One unique component of the new program is its external experience requirement. Students will be required to travel to one of the sites where the department either runs a DIPA program or has established an institutional affiliation. DIPA programs will include a new incarnation of “Faces of Independence in Southern Africa,” “Paris Noir” in France and “Beyond the Beach” in the Caribbean.

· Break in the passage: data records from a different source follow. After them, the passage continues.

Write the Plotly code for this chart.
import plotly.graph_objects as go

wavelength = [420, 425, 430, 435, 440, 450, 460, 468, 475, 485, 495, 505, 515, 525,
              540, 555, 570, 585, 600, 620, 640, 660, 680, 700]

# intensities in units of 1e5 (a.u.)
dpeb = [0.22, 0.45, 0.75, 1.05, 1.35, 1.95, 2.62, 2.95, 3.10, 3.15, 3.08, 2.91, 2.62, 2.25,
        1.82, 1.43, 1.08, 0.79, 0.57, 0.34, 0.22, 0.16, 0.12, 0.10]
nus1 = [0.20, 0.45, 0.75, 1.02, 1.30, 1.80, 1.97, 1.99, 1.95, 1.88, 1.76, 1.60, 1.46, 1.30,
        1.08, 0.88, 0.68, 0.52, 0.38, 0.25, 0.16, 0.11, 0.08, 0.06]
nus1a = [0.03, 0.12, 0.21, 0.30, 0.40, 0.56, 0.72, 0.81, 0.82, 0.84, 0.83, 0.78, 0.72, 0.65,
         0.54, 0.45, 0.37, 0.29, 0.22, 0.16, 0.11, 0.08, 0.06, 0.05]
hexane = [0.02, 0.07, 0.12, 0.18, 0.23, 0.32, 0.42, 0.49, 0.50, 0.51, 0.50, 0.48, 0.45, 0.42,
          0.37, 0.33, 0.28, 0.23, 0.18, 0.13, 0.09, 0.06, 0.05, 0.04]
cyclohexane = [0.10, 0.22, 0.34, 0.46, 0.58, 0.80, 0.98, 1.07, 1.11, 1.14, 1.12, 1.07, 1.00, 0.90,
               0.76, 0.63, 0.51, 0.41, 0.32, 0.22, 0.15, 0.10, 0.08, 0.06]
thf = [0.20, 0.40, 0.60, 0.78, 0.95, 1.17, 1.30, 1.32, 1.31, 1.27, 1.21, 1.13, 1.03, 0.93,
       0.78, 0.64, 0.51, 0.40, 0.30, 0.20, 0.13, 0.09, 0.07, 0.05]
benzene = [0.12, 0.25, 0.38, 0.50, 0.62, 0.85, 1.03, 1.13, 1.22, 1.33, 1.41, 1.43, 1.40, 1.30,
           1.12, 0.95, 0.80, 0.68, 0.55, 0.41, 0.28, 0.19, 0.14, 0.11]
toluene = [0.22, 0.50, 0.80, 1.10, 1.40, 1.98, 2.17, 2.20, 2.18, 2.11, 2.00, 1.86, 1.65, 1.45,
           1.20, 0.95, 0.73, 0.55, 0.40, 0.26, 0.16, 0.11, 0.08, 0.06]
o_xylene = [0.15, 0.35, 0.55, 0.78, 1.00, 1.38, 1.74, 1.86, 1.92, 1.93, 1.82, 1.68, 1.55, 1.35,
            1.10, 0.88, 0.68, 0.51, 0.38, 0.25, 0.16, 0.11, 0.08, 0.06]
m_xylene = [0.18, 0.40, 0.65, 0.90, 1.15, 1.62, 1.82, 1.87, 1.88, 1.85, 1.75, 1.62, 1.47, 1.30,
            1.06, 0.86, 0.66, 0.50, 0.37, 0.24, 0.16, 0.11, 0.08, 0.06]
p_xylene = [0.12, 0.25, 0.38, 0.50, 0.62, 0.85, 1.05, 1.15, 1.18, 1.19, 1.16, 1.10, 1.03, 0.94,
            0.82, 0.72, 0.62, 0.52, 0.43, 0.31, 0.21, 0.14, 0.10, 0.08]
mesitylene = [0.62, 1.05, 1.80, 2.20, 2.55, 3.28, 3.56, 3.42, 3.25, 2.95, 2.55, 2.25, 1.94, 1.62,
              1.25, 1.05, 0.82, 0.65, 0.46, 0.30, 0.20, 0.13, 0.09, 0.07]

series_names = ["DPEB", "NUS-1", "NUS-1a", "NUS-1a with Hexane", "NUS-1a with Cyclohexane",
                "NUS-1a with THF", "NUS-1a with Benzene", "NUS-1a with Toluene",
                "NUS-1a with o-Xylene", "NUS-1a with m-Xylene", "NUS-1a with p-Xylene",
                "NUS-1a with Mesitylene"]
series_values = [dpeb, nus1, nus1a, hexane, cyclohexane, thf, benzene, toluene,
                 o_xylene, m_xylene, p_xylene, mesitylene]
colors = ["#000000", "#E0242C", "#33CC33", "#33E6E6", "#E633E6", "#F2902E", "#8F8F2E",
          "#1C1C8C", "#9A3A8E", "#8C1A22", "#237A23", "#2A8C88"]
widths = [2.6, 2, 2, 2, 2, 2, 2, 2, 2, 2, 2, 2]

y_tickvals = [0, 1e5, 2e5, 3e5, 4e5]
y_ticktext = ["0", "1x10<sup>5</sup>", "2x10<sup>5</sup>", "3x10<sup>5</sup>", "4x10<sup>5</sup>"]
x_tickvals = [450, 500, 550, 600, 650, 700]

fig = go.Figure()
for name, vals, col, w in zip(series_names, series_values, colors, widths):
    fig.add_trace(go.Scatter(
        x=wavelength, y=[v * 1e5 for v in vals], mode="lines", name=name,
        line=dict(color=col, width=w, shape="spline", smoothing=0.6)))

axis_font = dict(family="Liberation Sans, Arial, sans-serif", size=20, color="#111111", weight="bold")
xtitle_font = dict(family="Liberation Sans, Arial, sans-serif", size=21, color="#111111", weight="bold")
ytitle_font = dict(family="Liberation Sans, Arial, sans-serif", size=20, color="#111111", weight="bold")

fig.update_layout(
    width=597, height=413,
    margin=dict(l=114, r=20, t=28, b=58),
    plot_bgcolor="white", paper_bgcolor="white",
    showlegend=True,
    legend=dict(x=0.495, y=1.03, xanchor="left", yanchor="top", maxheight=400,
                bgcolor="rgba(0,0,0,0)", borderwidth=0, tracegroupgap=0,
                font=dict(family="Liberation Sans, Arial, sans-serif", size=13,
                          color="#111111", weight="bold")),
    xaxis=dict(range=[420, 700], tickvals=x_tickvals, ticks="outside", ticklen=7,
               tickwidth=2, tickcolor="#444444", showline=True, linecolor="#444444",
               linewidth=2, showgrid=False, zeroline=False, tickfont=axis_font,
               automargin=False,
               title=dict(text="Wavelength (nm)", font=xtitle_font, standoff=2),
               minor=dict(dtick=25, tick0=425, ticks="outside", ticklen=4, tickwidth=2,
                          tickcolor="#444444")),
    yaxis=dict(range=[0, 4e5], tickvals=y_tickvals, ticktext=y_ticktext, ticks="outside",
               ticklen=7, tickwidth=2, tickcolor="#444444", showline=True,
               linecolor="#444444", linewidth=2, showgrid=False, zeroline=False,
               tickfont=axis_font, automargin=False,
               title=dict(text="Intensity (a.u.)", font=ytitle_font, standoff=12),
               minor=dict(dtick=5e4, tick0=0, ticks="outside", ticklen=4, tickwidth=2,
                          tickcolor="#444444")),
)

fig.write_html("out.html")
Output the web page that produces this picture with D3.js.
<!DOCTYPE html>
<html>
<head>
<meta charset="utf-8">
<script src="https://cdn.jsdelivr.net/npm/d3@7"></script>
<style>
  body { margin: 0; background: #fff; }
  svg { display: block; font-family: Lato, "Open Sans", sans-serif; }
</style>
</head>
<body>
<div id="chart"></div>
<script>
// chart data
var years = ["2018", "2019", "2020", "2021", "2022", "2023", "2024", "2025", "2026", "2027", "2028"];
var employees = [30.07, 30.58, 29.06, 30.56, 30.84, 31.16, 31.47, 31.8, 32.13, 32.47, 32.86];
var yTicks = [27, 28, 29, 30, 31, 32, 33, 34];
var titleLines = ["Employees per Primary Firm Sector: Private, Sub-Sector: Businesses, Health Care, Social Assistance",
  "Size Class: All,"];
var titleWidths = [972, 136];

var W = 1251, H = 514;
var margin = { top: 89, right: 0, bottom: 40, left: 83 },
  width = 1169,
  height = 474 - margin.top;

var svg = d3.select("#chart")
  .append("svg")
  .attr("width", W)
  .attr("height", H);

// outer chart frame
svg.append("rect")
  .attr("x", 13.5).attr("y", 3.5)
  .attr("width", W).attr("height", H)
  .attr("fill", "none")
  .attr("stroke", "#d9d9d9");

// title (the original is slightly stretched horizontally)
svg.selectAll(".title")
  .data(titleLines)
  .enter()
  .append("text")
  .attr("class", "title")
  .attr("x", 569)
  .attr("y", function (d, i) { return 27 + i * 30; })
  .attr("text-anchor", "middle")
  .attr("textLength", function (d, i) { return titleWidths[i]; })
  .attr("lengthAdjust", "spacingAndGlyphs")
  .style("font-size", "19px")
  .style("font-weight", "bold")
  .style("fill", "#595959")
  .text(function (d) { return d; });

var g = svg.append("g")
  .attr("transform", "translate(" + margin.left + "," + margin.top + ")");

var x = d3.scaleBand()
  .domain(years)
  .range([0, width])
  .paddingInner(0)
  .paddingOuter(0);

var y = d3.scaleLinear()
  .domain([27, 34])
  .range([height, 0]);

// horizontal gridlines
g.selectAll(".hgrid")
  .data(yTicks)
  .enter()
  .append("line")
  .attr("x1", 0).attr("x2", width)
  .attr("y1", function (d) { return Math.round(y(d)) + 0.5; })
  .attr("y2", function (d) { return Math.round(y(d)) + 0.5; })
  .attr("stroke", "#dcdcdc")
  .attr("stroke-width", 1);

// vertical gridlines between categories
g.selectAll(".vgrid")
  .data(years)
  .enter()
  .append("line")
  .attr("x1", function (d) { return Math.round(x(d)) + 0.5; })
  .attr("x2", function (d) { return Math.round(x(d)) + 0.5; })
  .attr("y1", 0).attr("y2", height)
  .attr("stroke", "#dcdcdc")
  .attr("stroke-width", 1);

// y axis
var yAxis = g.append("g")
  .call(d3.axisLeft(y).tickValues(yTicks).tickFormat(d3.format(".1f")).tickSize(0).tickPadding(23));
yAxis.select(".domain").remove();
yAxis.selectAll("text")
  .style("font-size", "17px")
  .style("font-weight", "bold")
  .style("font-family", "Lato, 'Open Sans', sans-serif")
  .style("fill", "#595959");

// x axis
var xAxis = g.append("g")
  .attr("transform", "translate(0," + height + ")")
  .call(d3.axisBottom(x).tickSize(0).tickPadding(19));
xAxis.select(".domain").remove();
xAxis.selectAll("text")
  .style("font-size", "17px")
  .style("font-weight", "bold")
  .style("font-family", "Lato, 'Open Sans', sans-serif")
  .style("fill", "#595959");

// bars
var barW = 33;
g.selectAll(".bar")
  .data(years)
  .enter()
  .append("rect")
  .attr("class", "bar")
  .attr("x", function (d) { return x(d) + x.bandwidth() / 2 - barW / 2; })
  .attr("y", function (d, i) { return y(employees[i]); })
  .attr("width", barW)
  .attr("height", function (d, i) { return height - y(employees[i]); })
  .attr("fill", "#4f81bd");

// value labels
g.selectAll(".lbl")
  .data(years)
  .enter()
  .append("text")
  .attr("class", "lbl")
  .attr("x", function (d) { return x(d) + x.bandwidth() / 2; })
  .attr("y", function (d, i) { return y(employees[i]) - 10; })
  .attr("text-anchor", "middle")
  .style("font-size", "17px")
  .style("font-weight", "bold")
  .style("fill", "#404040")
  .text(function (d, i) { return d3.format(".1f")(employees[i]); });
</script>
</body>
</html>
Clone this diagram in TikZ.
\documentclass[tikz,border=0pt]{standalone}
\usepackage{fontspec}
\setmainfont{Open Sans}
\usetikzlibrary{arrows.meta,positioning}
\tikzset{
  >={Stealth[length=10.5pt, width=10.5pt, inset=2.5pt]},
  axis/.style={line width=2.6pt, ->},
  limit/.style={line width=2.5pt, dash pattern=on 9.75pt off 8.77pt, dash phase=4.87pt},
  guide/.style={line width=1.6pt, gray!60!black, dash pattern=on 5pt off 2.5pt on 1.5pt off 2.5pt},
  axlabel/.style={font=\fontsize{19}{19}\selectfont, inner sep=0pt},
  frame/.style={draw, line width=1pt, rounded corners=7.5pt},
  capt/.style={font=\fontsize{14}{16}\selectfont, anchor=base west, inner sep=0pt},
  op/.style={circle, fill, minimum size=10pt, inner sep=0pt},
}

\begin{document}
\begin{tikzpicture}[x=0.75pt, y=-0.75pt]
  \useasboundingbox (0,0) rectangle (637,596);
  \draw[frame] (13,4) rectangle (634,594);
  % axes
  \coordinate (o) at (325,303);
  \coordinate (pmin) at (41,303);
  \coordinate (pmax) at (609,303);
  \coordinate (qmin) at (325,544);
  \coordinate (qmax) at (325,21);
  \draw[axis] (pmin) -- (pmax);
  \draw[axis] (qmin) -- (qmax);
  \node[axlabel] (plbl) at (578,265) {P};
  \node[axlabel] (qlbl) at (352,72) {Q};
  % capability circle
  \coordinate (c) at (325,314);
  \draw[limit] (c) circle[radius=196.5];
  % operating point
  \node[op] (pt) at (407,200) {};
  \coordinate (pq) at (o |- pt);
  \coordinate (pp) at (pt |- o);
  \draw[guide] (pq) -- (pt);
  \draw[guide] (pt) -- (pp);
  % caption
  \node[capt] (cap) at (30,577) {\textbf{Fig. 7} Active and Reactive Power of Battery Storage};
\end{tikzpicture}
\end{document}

Additional sites to be targeted include the African Burial Ground, the Gullah Islands, the Underground Railroad, Maroon settlements in Jamaica, Quilombo sites in Brazil, Goree Island in Senegal, Cape Coast and Elmina “Castles” in Ghana, Robben Island in South Africa and others.

At the sites, students will be required to complete an authorized project, such as conducting research, participating in a practical educational project, working on an independent study or doing a short internship. “We want them to be educationally, intellectually and practically engaged,” says Mugo.

Another unique feature of the program is the collaborative arrangements that the department has worked out with institutions outside the United States, such as the University of the West Indies in Jamaica, York University in Canada, the University of Cape Town in South Africa, the Council for Social Sciences Research in Dakar, Senegal, and the Trust-Southern Africa Political and Economic Series.

The program will incorporate scholarship in such areas as gender, class, race, sexuality and cultural studies. “We’re really trying to streamline current intellectual trends into our study of the arts, humanities and social sciences for enrichment,” says Mugo.

Mugo says many undergraduate African American Studies majors and other students have already expressed the wish to do graduate work in Black Studies. While the African American Studies department has been offering graduate courses for more than a decade, this will be the first graduate degree offered. Mugo says the department hopes to recruit an initial class of 10-12 students.

“The graduate program will add greatly to the academic climate of the department and to that of Syracuse University at large,” Mugo says. “The program is long overdue.”